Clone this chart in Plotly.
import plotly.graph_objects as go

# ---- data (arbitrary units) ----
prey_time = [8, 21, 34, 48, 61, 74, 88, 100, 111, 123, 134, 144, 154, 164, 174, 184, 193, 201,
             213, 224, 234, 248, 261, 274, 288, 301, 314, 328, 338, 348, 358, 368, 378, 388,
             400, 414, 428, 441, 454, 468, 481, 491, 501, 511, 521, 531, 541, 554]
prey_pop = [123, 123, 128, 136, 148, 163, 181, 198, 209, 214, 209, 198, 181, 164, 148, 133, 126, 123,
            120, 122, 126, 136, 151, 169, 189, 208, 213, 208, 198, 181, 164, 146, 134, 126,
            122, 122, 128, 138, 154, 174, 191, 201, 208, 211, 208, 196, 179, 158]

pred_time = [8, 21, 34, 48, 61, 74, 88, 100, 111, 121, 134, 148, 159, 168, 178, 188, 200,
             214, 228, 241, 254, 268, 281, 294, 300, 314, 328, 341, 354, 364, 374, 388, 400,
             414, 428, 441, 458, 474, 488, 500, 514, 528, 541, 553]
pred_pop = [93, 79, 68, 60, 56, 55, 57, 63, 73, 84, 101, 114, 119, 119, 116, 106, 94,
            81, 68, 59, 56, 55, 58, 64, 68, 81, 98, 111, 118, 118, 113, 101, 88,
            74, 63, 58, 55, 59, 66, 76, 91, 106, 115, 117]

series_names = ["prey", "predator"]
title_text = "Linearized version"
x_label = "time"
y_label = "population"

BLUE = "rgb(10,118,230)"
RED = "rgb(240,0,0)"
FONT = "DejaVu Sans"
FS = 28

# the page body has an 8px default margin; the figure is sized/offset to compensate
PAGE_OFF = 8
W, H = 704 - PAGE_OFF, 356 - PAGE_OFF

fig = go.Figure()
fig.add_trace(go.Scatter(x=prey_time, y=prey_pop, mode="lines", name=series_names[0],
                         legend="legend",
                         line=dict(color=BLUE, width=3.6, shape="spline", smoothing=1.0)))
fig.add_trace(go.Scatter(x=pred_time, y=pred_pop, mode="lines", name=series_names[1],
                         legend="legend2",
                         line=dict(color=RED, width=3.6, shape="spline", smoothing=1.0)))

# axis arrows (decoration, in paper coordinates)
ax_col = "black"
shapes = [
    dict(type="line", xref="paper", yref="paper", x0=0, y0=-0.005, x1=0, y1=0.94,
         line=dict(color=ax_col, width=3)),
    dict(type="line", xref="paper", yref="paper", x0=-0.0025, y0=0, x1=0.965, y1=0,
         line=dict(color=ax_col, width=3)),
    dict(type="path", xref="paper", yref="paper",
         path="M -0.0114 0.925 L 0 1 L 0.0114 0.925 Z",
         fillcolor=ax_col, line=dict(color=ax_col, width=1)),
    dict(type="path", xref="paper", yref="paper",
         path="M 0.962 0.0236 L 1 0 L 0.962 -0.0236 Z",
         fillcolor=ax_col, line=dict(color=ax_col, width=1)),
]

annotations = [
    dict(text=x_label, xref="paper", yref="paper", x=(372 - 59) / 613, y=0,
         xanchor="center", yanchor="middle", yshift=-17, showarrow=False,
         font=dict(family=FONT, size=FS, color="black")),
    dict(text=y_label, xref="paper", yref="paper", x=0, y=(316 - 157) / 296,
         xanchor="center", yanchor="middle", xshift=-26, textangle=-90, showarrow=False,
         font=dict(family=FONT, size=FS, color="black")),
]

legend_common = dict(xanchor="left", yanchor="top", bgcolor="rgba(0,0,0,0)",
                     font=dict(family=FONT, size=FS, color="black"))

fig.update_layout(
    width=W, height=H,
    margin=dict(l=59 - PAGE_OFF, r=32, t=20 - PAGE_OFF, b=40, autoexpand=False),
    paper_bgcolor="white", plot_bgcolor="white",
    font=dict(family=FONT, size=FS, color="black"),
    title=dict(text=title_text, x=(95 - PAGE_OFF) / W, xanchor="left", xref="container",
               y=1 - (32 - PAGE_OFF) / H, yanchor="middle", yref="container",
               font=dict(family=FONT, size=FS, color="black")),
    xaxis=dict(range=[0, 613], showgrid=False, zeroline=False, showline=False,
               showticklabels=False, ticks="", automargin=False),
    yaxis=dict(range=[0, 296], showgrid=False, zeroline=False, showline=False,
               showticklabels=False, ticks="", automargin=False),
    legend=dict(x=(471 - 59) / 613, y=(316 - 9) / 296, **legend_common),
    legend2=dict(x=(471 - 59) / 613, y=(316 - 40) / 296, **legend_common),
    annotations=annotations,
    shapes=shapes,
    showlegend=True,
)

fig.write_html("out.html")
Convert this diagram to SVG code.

• • • •

Work to complete: Copy out every line where the word "this" occurs.

Solved exercise:
Clone this chart in Plotly.
Convert this diagram to SVG code.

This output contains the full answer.